The brief hotchpotch tour of theology ends with this summary statement: “The challenge [of theology] is to reconstruct the integrity of the church’s tradition in light of relevant background theories and warrants from contemporary experience” (p. 84). Wow. I didn’t realize the Deposit needed help. Apparently the deposit isn’t enough: “An adequate theological method embraces diverse sources and a plurality of criteria.” Hm. Well, so long as reason does not judge the Dogma of Tradition, this could be right. I mean, we are enlightened also by recta ratio (right reason). Is this what he means? No: “Theological method does not consist simply in correlating contemporary questions with traditional answers or symbols.” Wow. I didn’t think of genuine theology as a collation only. But oh well.

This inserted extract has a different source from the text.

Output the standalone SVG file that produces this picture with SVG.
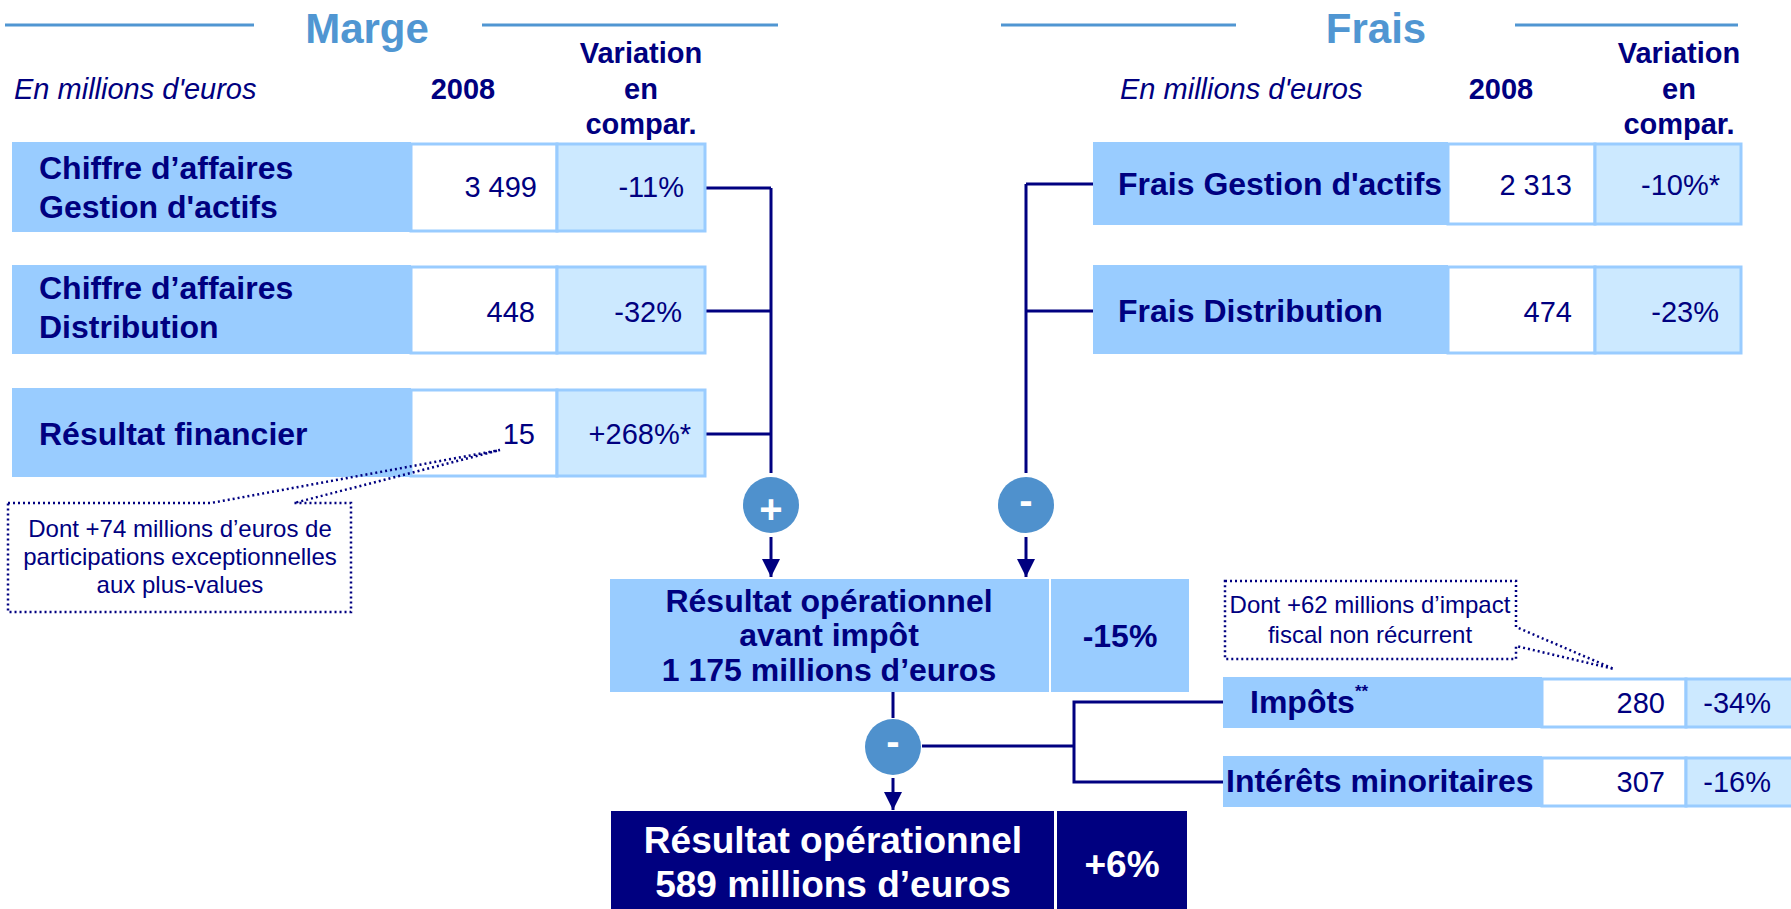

After that straw man is dismissed, we get the real beef: “Instead theological method consists of making judgments about what constitutes the integrity of the tradition and what is paradigmatic about the tradition.” (all ibid). Well, then, I suppose that the old dogma, with the “same sense and the same judgment” (Vatican I; Vatican II; Pope St. John XXIII) is that sick dog in the corner, which I can beat with a broom if I wish. Time to “sweep house”. We are the teachers. The authority is we.
A. MacIntyre points out how awful it is when the Discipline of Tradition is lost. What we get is various attempts to wrest control of the discipline. These “meta-theories” have been the fashion for some time, probably since the 70’s. They don’t really allow one to gaze at the Truth, who sets us free.